== GIVEN TASK ==
The listing below begins with the first line you should copy; stop after the line containing "yMajorTicks.forEach(d => minorMultipliers.forEach(m", and drop every picture.
•••••
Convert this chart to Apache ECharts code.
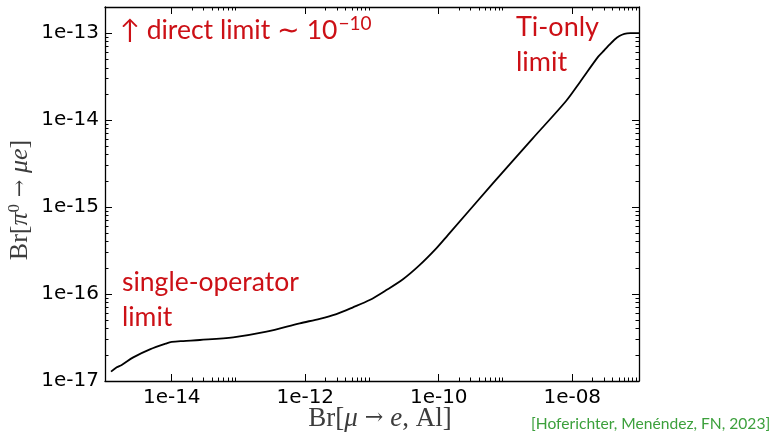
<!DOCTYPE html>
<html>
<head>
<meta charset="utf-8">
<script src="https://cdn.jsdelivr.net/npm/echarts@6/dist/echarts.min.js"></script>
<style>html,body{margin:0;padding:0;background:#fff}#c{width:777px;height:435px}</style>
</head>
<body>
<div id="c"></div>
<script>
// Br[mu -> e, Al]
const brMuE = [1.23e-15, 1.50e-15, 1.78e-15, 2.65e-15, 4.71e-15, 8.38e-15, 1.0e-14, 1.49e-14, 2.64e-14, 8.32e-14, 2.63e-13, 8.28e-13, 1.65e-12, 2.93e-12, 5.19e-12, 9.23e-12, 1.64e-11, 2.91e-11, 5.16e-11, 9.19e-11, 1.37e-10, 6.46e-10, 2.56e-9, 8.09e-9, 1.31e-8, 2.45e-8, 3.03e-8, 3.61e-8, 4.28e-8, 5.08e-8, 6.04e-8, 7.43e-8, 1.0e-7];
// Br[pi0 -> mu e]
const brPiMuE = [1.28e-17, 1.44e-17, 1.53e-17, 1.87e-17, 2.31e-17, 2.71e-17, 2.81e-17, 2.88e-17, 2.96e-17, 3.18e-17, 3.69e-17, 4.61e-17, 5.19e-17, 5.89e-17, 7.03e-17, 8.53e-17, 1.11e-16, 1.48e-16, 2.15e-16, 3.35e-16, 4.76e-16, 1.87e-15, 6.17e-15, 1.66e-14, 2.75e-14, 5.37e-14, 6.38e-14, 7.38e-14, 8.41e-14, 9.29e-14, 9.84e-14, 1.0e-13, 1.0e-13];

const xMajorTicks = [1e-14, 1e-12, 1e-10, 1e-8];
const yMajorTicks = [1e-17, 1e-16, 1e-15, 1e-14, 1e-13];
const xTickLabels = ['1e-14', '1e-12', '1e-10', '1e-08'];
const yTickLabels = ['1e-17', '1e-16', '1e-15', '1e-14', '1e-13'];
const minorMultipliers = [2, 3, 4, 5, 6, 7, 8, 9];

const X_MIN = 1e-15, X_MAX = 1e-7, Y_MIN = 1e-17, Y_MAX = 2e-13;

const xMinorTicks = [];
xMajorTicks.forEach(d => minorMultipliers.forEach(m => { const v = d * m; if (v < X_MAX) xMinorTicks.push(v); }));
const yMinorTicks = [];
yMajorTicks.forEach(d => minorMultipliers.forEach(m => { const v = d * m; if (v < Y_MAX * 0.999) yMinorTicks.push(v); }));

function labelFor(v, ticks, labels) {
  for (let i = 0; i < ticks.length; i++) {
    if (Math.abs(Math.log10(v) - Math.log10(ticks[i])) < 1e-6) return labels[i];
  }
  return '';
}

const chart = echarts.init(document.getElementById('c'), null, {renderer: 'canvas'});
const lineStyle = {color: '#000', width: 1.3};
const labelFont = {fontFamily: 'DejaVu Sans', fontSize: 20, color: '#000'};

function mkX(pos, ticks, len, showLine, showLabel, extra) {
  return Object.assign({
    type: 'log', logBase: 10, min: X_MIN, max: X_MAX, gridIndex: 0, position: pos, offset: 0,
    axisLine: {show: showLine, onZero: false, lineStyle: lineStyle},
    axisTick: {show: true, inside: true, length: len, customValues: ticks, lineStyle: {color: '#000', width: 1}},
    axisLabel: showLabel ? Object.assign({show: true, margin: 7, customValues: ticks,
      formatter: v => labelFor(v, xMajorTicks, xTickLabels)}, labelFont) : {show: false},
    splitLine: {show: false}, minorTick: {show: false}, minorSplitLine: {show: false}
  }, extra || {});
}
function mkY(pos, ticks, len, showLine, showLabel, extra) {
  return Object.assign({
    type: 'log', logBase: 10, min: Y_MIN, max: Y_MAX, gridIndex: 0, position: pos, offset: 0,
    axisLine: {show: showLine, onZero: false, lineStyle: lineStyle},
    axisTick: {show: true, inside: true, length: len, customValues: ticks, lineStyle: {color: '#000', width: 1}},
    axisLabel: showLabel ? Object.assign({show: true, margin: 6, customValues: ticks,
      formatter: v => labelFor(v, yMajorTicks, yTickLabels)}, labelFont) : {show: false},
    splitLine: {show: false}, minorTick: {show: false}, minorSplitLine: {show: false}
  }, extra || {});
}

const nameColor = '#3c3c3c';
const nameRichX = {
  s: {fontFamily: 'Liberation Serif', fontSize: 27, color: nameColor},
  i: {fontFamily: 'Liberation Serif', fontStyle: 'italic', fontSize: 27, color: nameColor},
  a: {fontFamily: 'DejaVu Serif', fontSize: 22, color: nameColor}
};
const nameRichY = {
  s: {fontFamily: 'Liberation Serif', fontSize: 26, color: nameColor},
  i: {fontFamily: 'Liberation Serif', fontStyle: 'italic', fontSize: 26, color: nameColor},
  a: {fontFamily: 'DejaVu Serif', fontSize: 21, color: nameColor},
  sup: {fontFamily: 'Liberation Serif', fontSize: 17, color: nameColor, padding: [0, 0, 12, 0]}
};

const red = '#cc1016';
const redFont = 'Lato';

chart.setOption({
  animation: false,
  backgroundColor: '#fff',
  grid: {left: 105, right: 138, top: 7, bottom: 54, containLabel: false, outerBoundsMode: 'none'},
  xAxis: [
    mkX('bottom', xMajorTicks, 7, true, true, {
      name: '{s|Br[}{i|μ}{a| → }{i|e}{s|, Al]}', nameLocation: 'middle', nameGap: 24, nameMoveOverlap: false,
      nameTextStyle: {rich: nameRichX, padding: [0, 0, 0, 16]}
    }),
    mkX('bottom', xMinorTicks, 3.5, false, false),
    mkX('top', xMajorTicks, 7, true, false),
    mkX('top', xMinorTicks, 3.5, false, false)
  ],
  yAxis: [
    mkY('left', yMajorTicks, 7, true, true, {
      name: '{s|Br[}{i|π}{sup|0}{a| → }{i|μe}{s|]}', nameLocation: 'middle', nameGap: 70, nameRotate: 90,
      nameMoveOverlap: false,
      nameTextStyle: {rich: nameRichY, padding: [0, 12, 0, 0]}
    }),
    mkY('left', yMinorTicks, 3.5, false, false),
    mkY('right', yMajorTicks, 7, true, false),
    mkY('right', yMinorTicks, 3.5, false, false)
  ],
  series: [{
    type: 'line', xAxisIndex: 0, yAxisIndex: 0,
    data: brMuE.map((x, i) => [x, brPiMuE[i]]),
    showSymbol: false, smooth: 0.3, clip: true,
    lineStyle: {color: '#000', width: 1.8}
  }],
  graphic: [
    {type: 'text', left: 120, top: 14, style: {
      text: '{a|↑ direct limit ∼ 10}{b|−10}',
      rich: {
        a: {fontFamily: redFont, fontSize: 26.5, fill: red, color: red},
        b: {fontFamily: redFont, fontSize: 19, fill: red, color: red, padding: [0, 0, 14, 1]}
      }
    }},
    {type: 'text', left: 516, top: 10, style: {
      text: 'Ti-only\nlimit', fontFamily: redFont, fontSize: 27, lineHeight: 35, fill: red
    }},
    {type: 'text', left: 122, top: 265, style: {
      text: 'single-operator\nlimit', fontFamily: redFont, fontSize: 26.5, lineHeight: 35, fill: red
    }},
    {type: 'text', left: 531, top: 416, style: {
      text: '[Hoferichter, Menéndez, FN, 2023]', fontFamily: redFont, fontSize: 15.6, fill: '#3ca03c'
    }}
  ]
});
</script>
</body>
</html>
•••••
== THE SOLUTION ==
Convert this chart to Apache ECharts code.
<!DOCTYPE html>
<html>
<head>
<meta charset="utf-8">
<script src="https://cdn.jsdelivr.net/npm/echarts@6/dist/echarts.min.js"></script>
<style>html,body{margin:0;padding:0;background:#fff}#c{width:777px;height:435px}</style>
</head>
<body>
<div id="c"></div>
<script>
// Br[mu -> e, Al]
const brMuE = [1.23e-15, 1.50e-15, 1.78e-15, 2.65e-15, 4.71e-15, 8.38e-15, 1.0e-14, 1.49e-14, 2.64e-14, 8.32e-14, 2.63e-13, 8.28e-13, 1.65e-12, 2.93e-12, 5.19e-12, 9.23e-12, 1.64e-11, 2.91e-11, 5.16e-11, 9.19e-11, 1.37e-10, 6.46e-10, 2.56e-9, 8.09e-9, 1.31e-8, 2.45e-8, 3.03e-8, 3.61e-8, 4.28e-8, 5.08e-8, 6.04e-8, 7.43e-8, 1.0e-7];
// Br[pi0 -> mu e]
const brPiMuE = [1.28e-17, 1.44e-17, 1.53e-17, 1.87e-17, 2.31e-17, 2.71e-17, 2.81e-17, 2.88e-17, 2.96e-17, 3.18e-17, 3.69e-17, 4.61e-17, 5.19e-17, 5.89e-17, 7.03e-17, 8.53e-17, 1.11e-16, 1.48e-16, 2.15e-16, 3.35e-16, 4.76e-16, 1.87e-15, 6.17e-15, 1.66e-14, 2.75e-14, 5.37e-14, 6.38e-14, 7.38e-14, 8.41e-14, 9.29e-14, 9.84e-14, 1.0e-13, 1.0e-13];

const xMajorTicks = [1e-14, 1e-12, 1e-10, 1e-8];
const yMajorTicks = [1e-17, 1e-16, 1e-15, 1e-14, 1e-13];
const xTickLabels = ['1e-14', '1e-12', '1e-10', '1e-08'];
const yTickLabels = ['1e-17', '1e-16', '1e-15', '1e-14', '1e-13'];
const minorMultipliers = [2, 3, 4, 5, 6, 7, 8, 9];

const X_MIN = 1e-15, X_MAX = 1e-7, Y_MIN = 1e-17, Y_MAX = 2e-13;

const xMinorTicks = [];
xMajorTicks.forEach(d => minorMultipliers.forEach(m => { const v = d * m; if (v < X_MAX) xMinorTicks.push(v); }));
const yMinorTicks = [];
yMajorTicks.forEach(d => minorMultipliers.forEach(m => { const v = d * m; if (v < Y_MAX * 0.999) yMinorTicks.push(v); }));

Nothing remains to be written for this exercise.